The Spaniard believes the addition of three key players in the summer that followed would have seen Liverpool end their title wait.

In his new book ‘Champions League Dreams’ , Benitez blames Hicks and Gillett for wrecking Liverpool’s best chance to secure that elusive title by failing to back him in the transfer market and forcing him to be “a bank manager”.

Liverpool made the drop from second to seventh that season, and Benitez was duly sacked the following summer.

"For five years I had been a football manager at Liverpool. By the start of my sixth, it was clear I had become something else entirely. I was suddenly supposed to be a bank manager," he wrote.

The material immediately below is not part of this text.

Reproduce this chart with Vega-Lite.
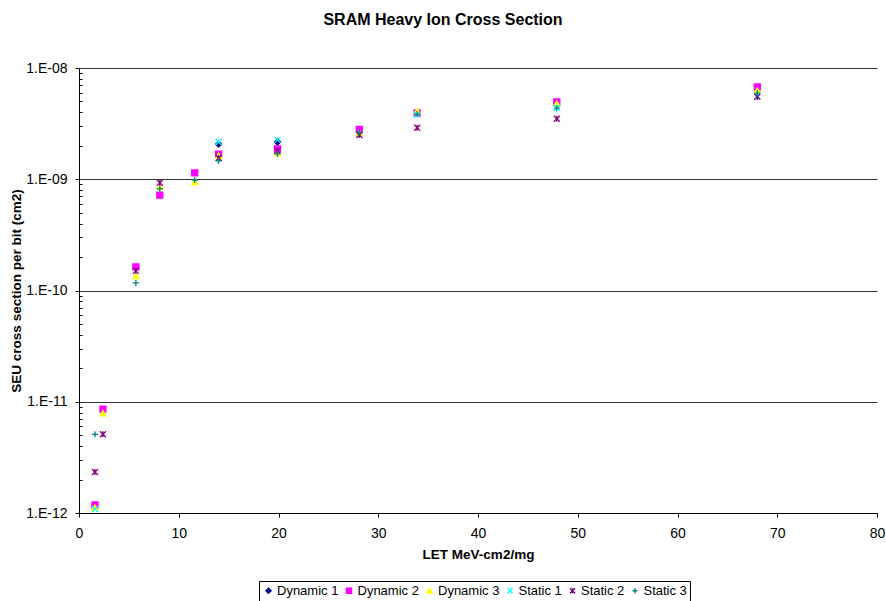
{
  "$schema": "https://vega.github.io/schema/vega-lite/v6.json",
  "autosize": {"type": "none"},
  "width": 798,
  "height": 445,
  "padding": {"left": 79, "top": 68, "right": 9, "bottom": 88},
  "background": "white",
  "title": {
    "text": "SRAM Heavy Ion Cross Section",
    "font": "Liberation Sans",
    "fontSize": 16,
    "fontWeight": "bold",
    "color": "black",
    "anchor": "middle",
    "dx": -35,
    "offset": 33
  },
  "config": {
    "view": {"stroke": null},
    "font": "Liberation Sans"
  },
  "data": {
    "values": [
      {"series": "Dynamic 1", "let": 14.0, "xs": 2.07e-9},
      {"series": "Dynamic 1", "let": 19.9, "xs": 2.16e-9},
      {"series": "Dynamic 2", "let": 1.6, "xs": 1.18e-12},
      {"series": "Dynamic 2", "let": 2.4, "xs": 8.6e-12},
      {"series": "Dynamic 2", "let": 5.7, "xs": 1.63e-10},
      {"series": "Dynamic 2", "let": 8.1, "xs": 7.2e-10},
      {"series": "Dynamic 2", "let": 11.6, "xs": 1.14e-9},
      {"series": "Dynamic 2", "let": 14.0, "xs": 1.68e-9},
      {"series": "Dynamic 2", "let": 19.9, "xs": 1.87e-9},
      {"series": "Dynamic 2", "let": 28.1, "xs": 2.8e-9},
      {"series": "Dynamic 2", "let": 33.9, "xs": 3.95e-9},
      {"series": "Dynamic 2", "let": 47.9, "xs": 4.95e-9},
      {"series": "Dynamic 2", "let": 68.0, "xs": 6.75e-9},
      {"series": "Dynamic 3", "let": 1.6, "xs": 1.12e-12},
      {"series": "Dynamic 3", "let": 2.4, "xs": 7.9e-12},
      {"series": "Dynamic 3", "let": 5.7, "xs": 1.35e-10},
      {"series": "Dynamic 3", "let": 8.1, "xs": 8.5e-10},
      {"series": "Dynamic 3", "let": 11.6, "xs": 9.45e-10},
      {"series": "Dynamic 3", "let": 14.0, "xs": 1.63e-9},
      {"series": "Dynamic 3", "let": 19.9, "xs": 1.72e-9},
      {"series": "Dynamic 3", "let": 28.1, "xs": 2.6e-9},
      {"series": "Dynamic 3", "let": 33.9, "xs": 4.1e-9},
      {"series": "Dynamic 3", "let": 47.9, "xs": 4.8e-9},
      {"series": "Dynamic 3", "let": 68.0, "xs": 6.3e-9},
      {"series": "Static 1", "let": 1.6, "xs": 1.08e-12},
      {"series": "Static 1", "let": 14.0, "xs": 2.16e-9},
      {"series": "Static 1", "let": 19.9, "xs": 2.26e-9},
      {"series": "Static 1", "let": 33.9, "xs": 3.8e-9},
      {"series": "Static 1", "let": 47.9, "xs": 4.4e-9},
      {"series": "Static 1", "let": 68.0, "xs": 5.6e-9},
      {"series": "Static 2", "let": 1.6, "xs": 2.34e-12},
      {"series": "Static 2", "let": 2.4, "xs": 5.1e-12},
      {"series": "Static 2", "let": 5.7, "xs": 1.5e-10},
      {"series": "Static 2", "let": 8.1, "xs": 9.3e-10},
      {"series": "Static 2", "let": 14.0, "xs": 1.55e-9},
      {"series": "Static 2", "let": 19.9, "xs": 1.8e-9},
      {"series": "Static 2", "let": 28.1, "xs": 2.5e-9},
      {"series": "Static 2", "let": 33.9, "xs": 2.9e-9},
      {"series": "Static 2", "let": 47.9, "xs": 3.5e-9},
      {"series": "Static 2", "let": 68.0, "xs": 5.5e-9},
      {"series": "Static 3", "let": 1.6, "xs": 5.1e-12},
      {"series": "Static 3", "let": 5.7, "xs": 1.17e-10},
      {"series": "Static 3", "let": 8.1, "xs": 8.2e-10},
      {"series": "Static 3", "let": 11.6, "xs": 9.85e-10},
      {"series": "Static 3", "let": 14.0, "xs": 1.46e-9},
      {"series": "Static 3", "let": 19.9, "xs": 1.69e-9},
      {"series": "Static 3", "let": 28.1, "xs": 2.65e-9},
      {"series": "Static 3", "let": 33.9, "xs": 3.85e-9},
      {"series": "Static 3", "let": 47.9, "xs": 4.35e-9},
      {"series": "Static 3", "let": 68.0, "xs": 5.95e-9}
    ]
  },
  "mark": {"type": "point", "filled": true, "size": 36, "strokeWidth": 1.3, "opacity": 1},
  "encoding": {
    "x": {
      "field": "let",
      "type": "quantitative",
      "scale": {"domain": [0, 80], "nice": false, "zero": false},
      "axis": {
        "values": [0, 10, 20, 30, 40, 50, 60, 70, 80],
        "title": "LET MeV-cm2/mg",
        "titleFont": "Liberation Sans",
        "titleFontSize": 13.5,
        "titleFontWeight": "bold",
        "titleColor": "black",
        "titlePadding": 7,
        "labelFont": "Liberation Sans",
        "labelFontSize": 14,
        "labelColor": "black",
        "labelPadding": 9,
        "labelFlush": false,
        "domainColor": "black",
        "tickColor": "black",
        "tickSize": 4,
        "grid": false
      }
    },
    "y": {
      "field": "xs",
      "type": "quantitative",
      "scale": {"type": "log", "domain": [1e-12, 1e-8], "nice": false},
      "axis": {
        "values": [1e-12, 2e-12, 3e-12, 4e-12, 5e-12, 6e-12, 7e-12, 8e-12, 9e-12,
                   1e-11, 2e-11, 3e-11, 4e-11, 5e-11, 6e-11, 7e-11, 8e-11, 9e-11,
                   1e-10, 2e-10, 3e-10, 4e-10, 5e-10, 6e-10, 7e-10, 8e-10, 9e-10,
                   1e-9, 2e-9, 3e-9, 4e-9, 5e-9, 6e-9, 7e-9, 8e-9, 9e-9, 1e-8],
        "labelExpr": "abs(log(datum.value)/LN10 - round(log(datum.value)/LN10)) < 0.001 ? '1.E-' + (round(-log(datum.value)/LN10) < 10 ? '0' : '') + round(-log(datum.value)/LN10) : ''",
        "title": "SEU cross section per bit (cm2)",
        "titleFont": "Liberation Sans",
        "titleFontSize": 13.5,
        "titleFontWeight": "bold",
        "titleColor": "black",
        "titlePadding": 2,
        "labelFont": "Liberation Sans",
        "labelFontSize": 14,
        "labelColor": "black",
        "labelPadding": 8,
        "labelFlush": false,
        "domainColor": "black",
        "tickColor": "black",
        "tickSize": {"condition": {"test": "abs(log(datum.value)/LN10 - round(log(datum.value)/LN10)) < 0.001", "value": 4}, "value": -3},
        "grid": true,
        "gridColor": "#333333",
        "gridWidth": 1,
        "gridOpacity": {"condition": {"test": "abs(log(datum.value)/LN10 - round(log(datum.value)/LN10)) < 0.001", "value": 1}, "value": 0}
      }
    },
    "color": {
      "field": "series",
      "type": "nominal",
      "scale": {
        "domain": ["Dynamic 1", "Dynamic 2", "Dynamic 3", "Static 1", "Static 2", "Static 3"],
        "range": ["#000080", "#FF00FF", "#FFFF00", "#00FFFF", "#800080", "#008080"]
      },
      "legend": {
        "orient": "none",
        "legendX": 180,
        "legendY": 513,
        "direction": "horizontal",
        "columns": 6,
        "title": null,
        "strokeColor": "black",
        "padding": 3,
        "columnPadding": 3.5,
        "labelFont": "Liberation Sans",
        "labelFontSize": 13,
        "labelColor": "black",
        "symbolSize": 25,
        "labelOffset": 2
      }
    },
    "stroke": {
      "field": "series",
      "type": "nominal",
      "scale": {
        "domain": ["Dynamic 1", "Dynamic 2", "Dynamic 3", "Static 1", "Static 2", "Static 3"],
        "range": ["#000080", "#FF00FF", "#FFFF00", "#00FFFF", "#800080", "#008080"]
      }
    },
    "shape": {
      "field": "series",
      "type": "nominal",
      "scale": {
        "domain": ["Dynamic 1", "Dynamic 2", "Dynamic 3", "Static 1", "Static 2", "Static 3"],
        "range": ["diamond", "square", "triangle-up", "M-1,-1L1,1M-1,1L1,-1", "M-1,-1L1,1M-1,1L1,-1M0,-1L0,1", "M-1,0L1,0M0,-1L0,1"]
      }
    }
  }
}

"Decisions were being made to appease the banks, not the fans. That is how serious the situation with the owners, Tom Hicks and George Gillett, had become.

"Attempting to work in the transfer market that summer was almost impossible.

We knew we would need cover and support for Fernando Torres, as David Ngog was still developing, and we had raised the cash to find it. The player we identified to fill that role was Stevan Jovetic, a young Montenegro forward playing for Fiorentina in Italy.

"The funds we thought we had available would also have stretched to another central defender, to provide cover for Jamie Carragher, Martin Skrtel and Daniel Agger.

"The two players we had identified were Sylvain Distin, then with Portsmouth, and West Ham's Matthew Upson, both boasting abundant Premier League experience. Signing one of those two, plus the tall, powerful, intelligent Jovetic, would have given Liverpool the squad we needed to build on the previous year's title challenge.

"Liverpool, though, was no longer a football club. It was a business. The money, which we wanted to use to take Liverpool on to the next level, was all gone."

Benitez wrote that Liverpool "would be punished for the disappearance of that money - and our failure to sign Jovetic - again and again that season".

Benitez belived the 2009-2010 season was supposed to be "our year"  but following the failure to land his targets instead turned into a "long, hard campaign, a battle from start to finish".